Here is a breakdown of the local projects and entities in Lewis County that will receive funding:
• The Lewis Conservation District received $177,300 to plant plants along a one-third-mile stretch of a stream and 12 acres of land in the Mill Creek Basin. The trees provide shade and a food source for water insects. Both steelhead trout and coho salmon use the creek.
• The Lewis County Public Works Department received $495,750 to restore a fish passage in the Blue Creek tributary, which is used by Chinook, chum and coho salmon and steelhead trout. The county will use the funds to develop plans to improve the Cowlitz Trout Hatchery, remove a bridge and grade the channel.
• Lewis County Public Works will also receive $376,150 to improve fish passage in a Lucas Creek Tributary. The grant will fund the removal of a culvert under Lucas Creek Road, which can create an obstacle for coho salmon and steelhead trout, roughly 4.5 miles from Onalaska.
• The state Department of Fish and Wildlife received $170,000 to assess chum salmon spawning habits in the Cowlitz River. Chum salmon are classified as threatened under the federal Endangered Species Act. The money will help crews collect data and identify sites more likely to succeed in future spawning.
• The Lower Columbia Fish Enhancement Group received $206,527 to design restoration projects at Camp Singing Wind, which has several creeks and tributaries and a connected wetland.
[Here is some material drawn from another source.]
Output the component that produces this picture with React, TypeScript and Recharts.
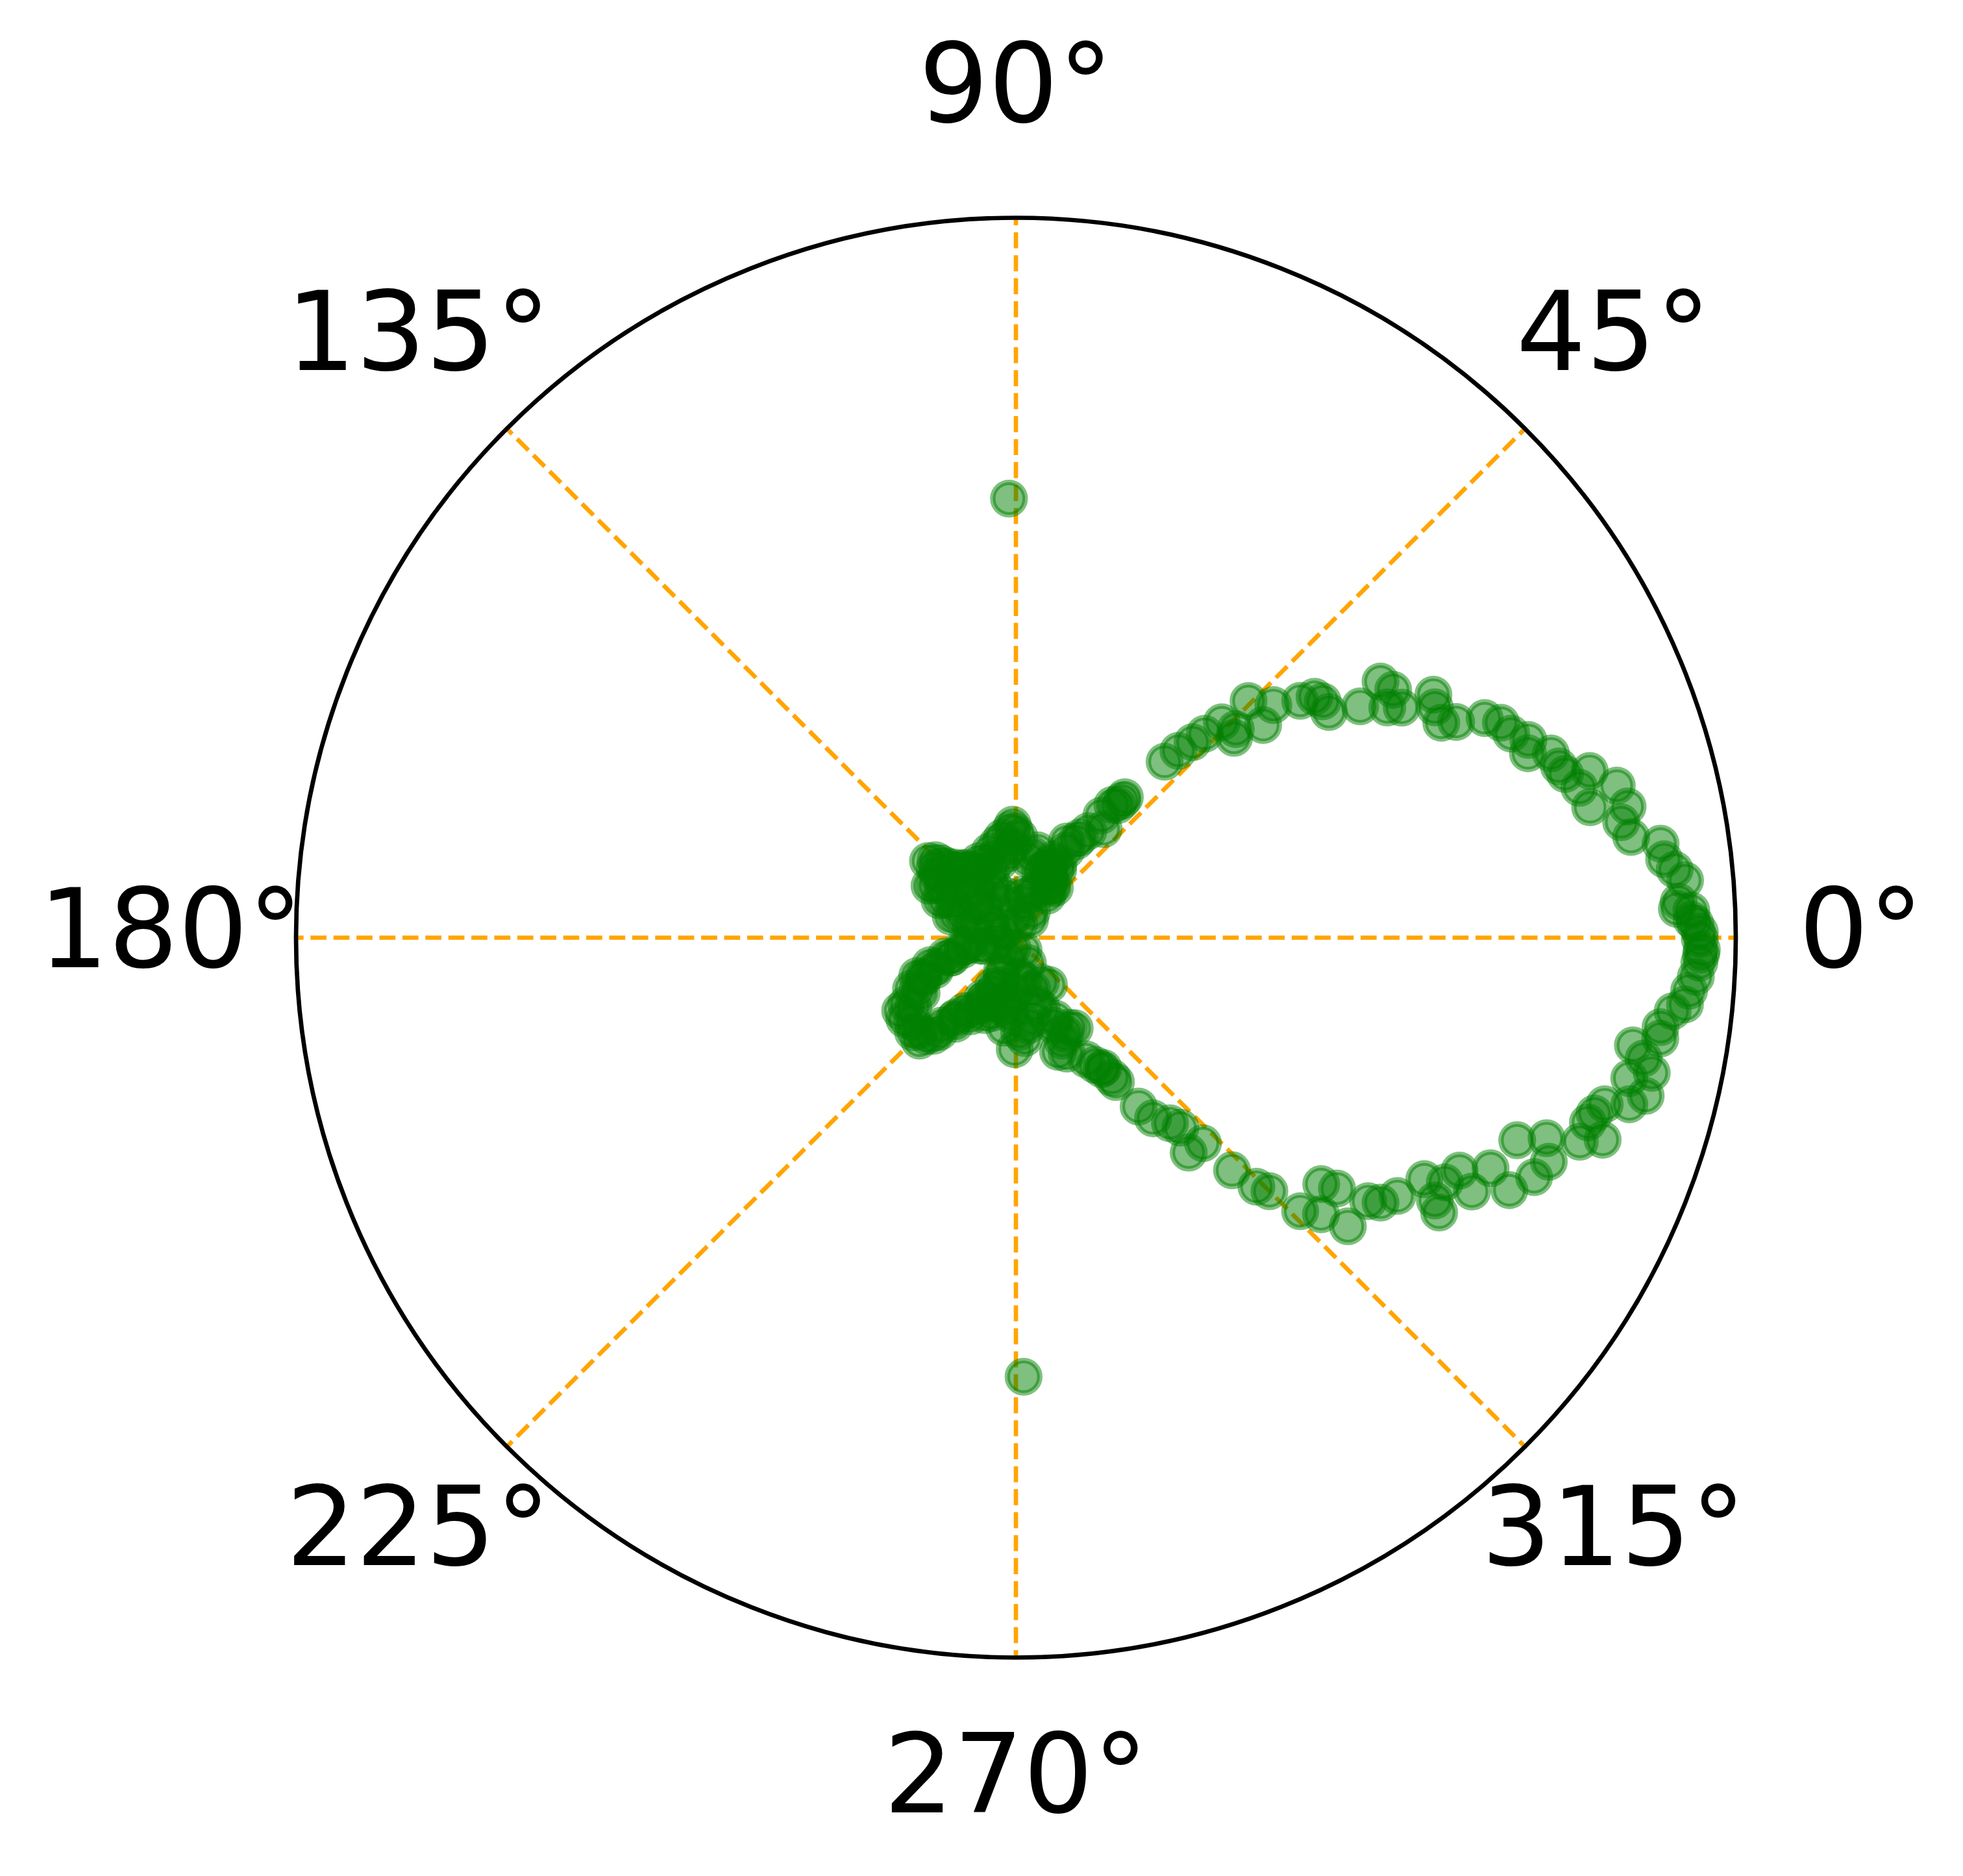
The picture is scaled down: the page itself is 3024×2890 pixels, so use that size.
import { ScatterChart, Scatter, XAxis, YAxis, ReferenceLine, ReferenceDot } from 'recharts'

// right-hand lobe, angles in degrees, radius as fraction of the outer ring
const LOBE_THETA = [
  52.2, 52.5, 52.2, 51.1, 49.8, 49.0, 47.9, 47.2, 46.3, 42.5, 43.5, 45.5, 40.7, 42.1, 39.8, 38.9,
  37.6, 35.8, 33.9, 35.1, 33.3, 31.8, 30.8, 30.2, 28.8, 26.8, 26.1, 25.1, 23.9, 22.4, 21.1, 19.8,
  19.0, 17.5, 16.6, 16.2, 14.9, 12.8, 14.2, 12.1, 10.8, 9.3, 8.3, 6.9, 5.9, 4.9, 3.1, 2.3,
  1.2, -0.1, -1.0, 2.5, 1.5, 0.5, -1.4, -2.1, -3.3, -4.5, -5.7, -6.4, -7.9, -8.9, -9.9, -10.9,
  -12.0, -12.9, -14.1, -15.2, -15.8, -16.9, -17.9, -19.0, -19.9, -20.7, -22.0, -22.8, -24.8, -27.1, -25.9, -29.1,
  -27.7, -29.7, -32.1, -33.0, -30.6, -34.1, -36.0, -36.8, -41.0, -38.0, -38.9, -42.2, -43.9, -45.0, -46.0, -47.1,
  -47.7, -51.2, -49.1, -50.3, -52.8, -54.0, -55.3, -56.1
]
const LOBE_R = [
  0.241, 0.232, 0.247, 0.194, 0.320, 0.344, 0.366, 0.386, 0.414, 0.411, 0.421, 0.461, 0.453, 0.482, 0.514, 0.533,
  0.538, 0.536, 0.576, 0.619, 0.627, 0.607, 0.624, 0.671, 0.664, 0.662, 0.681, 0.719, 0.737, 0.744, 0.763, 0.756,
  0.786, 0.791, 0.796, 0.830, 0.810, 0.818, 0.861, 0.869, 0.856, 0.866, 0.905, 0.907, 0.920, 0.933, 0.922, 0.939,
  0.944, 0.950, 0.953, 0.919, 0.939, 0.950, 0.952, 0.950, 0.946, 0.938, 0.934, 0.918, 0.904, 0.906, 0.870, 0.888,
  0.903, 0.874, 0.902, 0.883, 0.850, 0.840, 0.835, 0.862, 0.833, 0.788, 0.751, 0.803, 0.793, 0.770, 0.733, 0.725,
  0.696, 0.686, 0.687, 0.701, 0.659, 0.640, 0.626, 0.611, 0.611, 0.566, 0.545, 0.572, 0.548, 0.498, 0.481, 0.441,
  0.386, 0.383, 0.349, 0.335, 0.315, 0.290, 0.244, 0.218
]

// dense knot around the pole
const CORE_THETA = [
  139.2, 147.0, 151.9, 159.4, 161.0, 157.5, 156.9, 131.4, 123.2, 112.9, 104.3, 90.6, 91.6, 92.0, 78.9, 67.3,
  61.3, 66.9, 77.9, 92.8, 113.3, 132.5, 135.3, 108.6, 136.3, 138.9, 101.1, 58.1, 64.3, 55.2, 62.1, 57.5,
  55.8, 55.0, 54.0,
  191.0, 192.5, 193.0, 194.9, 197.8, 201.2, 206.0, 211.3, 212.2, 216.2, 222.6, 226.9, 227.7, 229.7, 233.1, 238.7,
  243.2, 245.1, 247.4, 250.0, 252.1, 247.9, 254.5, 268.9, 274.9, 295.3, 266.0, 272.0, 269.4, 277.7, 287.2, 287.6,
  293.3, 294.3, 293.7, 290.3, 300.5, 301.9, 303.1, 304.5, 299.1, 301.9, 262.5
]
const CORE_R = [
  0.149, 0.134, 0.111, 0.088, 0.059, 0.034, 0.018, 0.130, 0.113, 0.112, 0.116, 0.148, 0.157, 0.127, 0.117, 0.105,
  0.097, 0.073, 0.050, 0.031, 0.080, 0.091, 0.061, 0.052, 0.106, 0.162, 0.133, 0.111, 0.121, 0.082, 0.151, 0.165,
  0.179, 0.207, 0.228,
  0.026, 0.051, 0.076, 0.101, 0.125, 0.147, 0.162, 0.178, 0.190, 0.192, 0.194, 0.196, 0.185, 0.160, 0.138, 0.118,
  0.097, 0.075, 0.051, 0.031, 0.015, 0.116, 0.096, 0.077, 0.053, 0.039, 0.107, 0.131, 0.155, 0.123, 0.096, 0.075,
  0.133, 0.157, 0.176, 0.169, 0.145, 0.208, 0.218, 0.236, 0.071, 0.020, 0.126
]

// more points packed into the same knot (it reads as solid green)
const CORE_B_THETA = [
  141, 136, 145, 149, 150, 154, 156, 162, 165, 150, 128, 134, 120, 126, 110, 116,
  102, 107, 88, 93, 95, 81, 76, 70, 65, 59, 70, 82, 118, 128, 140, 104,
  140, 98, 60, 52, 60, 58, 62.2, 55.9, 53.2, 58.8, 76.7, 52.0, 135.1,
  200, 195, 190, 197, 200, 203, 208, 214, 219, 224, 230, 231, 235, 240, 244, 248,
  250, 252, 258, 265, 280, 262, 275, 282, 290, 296, 297, 303, 305, 300,
  201.9, 197.2, 188.6, 203.8, 210.5, 235.2, 241.0, 251.2, 232.8
]
const CORE_B_R = [
  0.140, 0.155, 0.125, 0.140, 0.100, 0.118, 0.080, 0.095, 0.065, 0.040, 0.122, 0.138, 0.105, 0.120, 0.100, 0.118,
  0.108, 0.125, 0.140, 0.150, 0.118, 0.110, 0.125, 0.098, 0.112, 0.090, 0.065, 0.060, 0.072, 0.085, 0.070, 0.060,
  0.112, 0.140, 0.118, 0.088, 0.140, 0.158, 0.106, 0.088, 0.073, 0.043, 0.020, 0.032, 0.146,
  0.030, 0.045, 0.075, 0.095, 0.118, 0.140, 0.155, 0.172, 0.185, 0.186, 0.178, 0.168, 0.146, 0.126, 0.104, 0.082,
  0.058, 0.110, 0.090, 0.085, 0.060, 0.100, 0.140, 0.115, 0.105, 0.125, 0.150, 0.150, 0.080, 0.195,
  0.121, 0.093, 0.065, 0.140, 0.152, 0.124, 0.096, 0.070, 0.142
]

// two lone points on the vertical axis
const STRAY_THETA = [90.9, 271.0]
const STRAY_R = [0.61, 0.61]

const TICK_ANGLES = [0, 45, 90, 135, 180, 225, 270, 315]
const TICK_LABELS = ['0°', '45°', '90°', '135°', '180°', '225°', '270°', '315°']

const W = 3024
const H = 2890
const CX = 1565
const CY = 1444.5
const RIM = 1109
const LABEL_R = 1.174
const GREEN = '#008000'
const ORANGE = '#FFA500'

const rad = (d: number) => (d * Math.PI) / 180

const toXY = (thetas: number[], rs: number[]) =>
  thetas.map((t, i) => ({ x: rs[i] * Math.cos(rad(t)), y: rs[i] * Math.sin(rad(t)) }))

const points = [
  ...toXY(LOBE_THETA, LOBE_R),
  ...toXY(CORE_THETA, CORE_R),
  ...toXY(CORE_B_THETA, CORE_B_R),
  ...toXY(STRAY_THETA, STRAY_R)
]

const Marker = (p: any) => (
  <circle
    cx={p.cx}
    cy={p.cy}
    r={25}
    fill={GREEN}
    fillOpacity={0.5}
    stroke={GREEN}
    strokeOpacity={0.5}
    strokeWidth={8.3}
  />
)

export default function App() {
  return (
    <div style={{ position: 'absolute', left: 0, top: 0, width: W, height: H, background: '#fff' }}>
      <ScatterChart width={W} height={H} margin={{ top: 0, right: 0, bottom: 0, left: 0 }}>
        <XAxis
          type="number"
          dataKey="x"
          hide
          domain={[-CX / RIM, (W - CX) / RIM]}
          allowDataOverflow
        />
        <YAxis
          type="number"
          dataKey="y"
          hide
          domain={[-(H - CY) / RIM, CY / RIM]}
          allowDataOverflow
        />
        {TICK_ANGLES.map(a => (
          <ReferenceLine
            key={'g' + a}
            segment={[
              { x: 0, y: 0 },
              { x: Math.cos(rad(a)), y: Math.sin(rad(a)) }
            ]}
            stroke={ORANGE}
            strokeWidth={6.7}
            strokeDasharray="24.7 10.7"
          />
        ))}
        <ReferenceDot x={0} y={0} r={RIM} fill="none" stroke="#000" strokeWidth={6.7} />
        <Scatter data={points} shape={Marker} isAnimationActive={false} />
        {TICK_ANGLES.map((a, i) => (
          <ReferenceDot
            key={'t' + a}
            x={LABEL_R * Math.cos(rad(a))}
            y={LABEL_R * Math.sin(rad(a))}
            r={0}
            shape={(p: any) => (
              <text
                x={p.cx}
                y={p.cy}
                dy="0.27em"
                textAnchor="middle"
                fontFamily="DejaVu Sans"
                fontSize={169}
                fill="#000"
              >
                {TICK_LABELS[i]}
              </text>
            )}
          />
        ))}
      </ScatterChart>
    </div>
  )
}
Salmon Creek is one of the largest tributaries into the Cowlitz River, and is used by Chinook, chum, and coho salmon and steelhead trout, which are all classified as threatened under the federal Endangered Species Act.
The projects in South Thurston County include:
• The South Puget Sound Salmon Enhancement Group will receive $378,052 to design and fix two barriers on private land. Correcting the first barrier at Equus Lane and Spurgeon Creek will open nearly a mile of habitat upstream. The second project will open up a barrier that will open nearly a quarter mile of cold-water refuge. The river is used by steelhead trout, which is threatened with extinction, and coho salmon, a species of concern.
• The South Puget Sound Salmon Enhancement Group will also receive $325,000 funding to place large woody materials along 18 miles of the Deschutes River and Tributaries. The materials will slow and reduce erosion, create areas for the salmon to spawn, create pools, and create places for salmon to rest, feed and hide from predators.
“Salmon are the foundation and the future of our shared Pacific Northwest identity,” said Jeff Breckel, chair of the Salmon Recovery Funding Board. “We know what it takes to recover salmon, but the challenges are outpacing our progress. We must stay vigilant and continue to make these important investments.”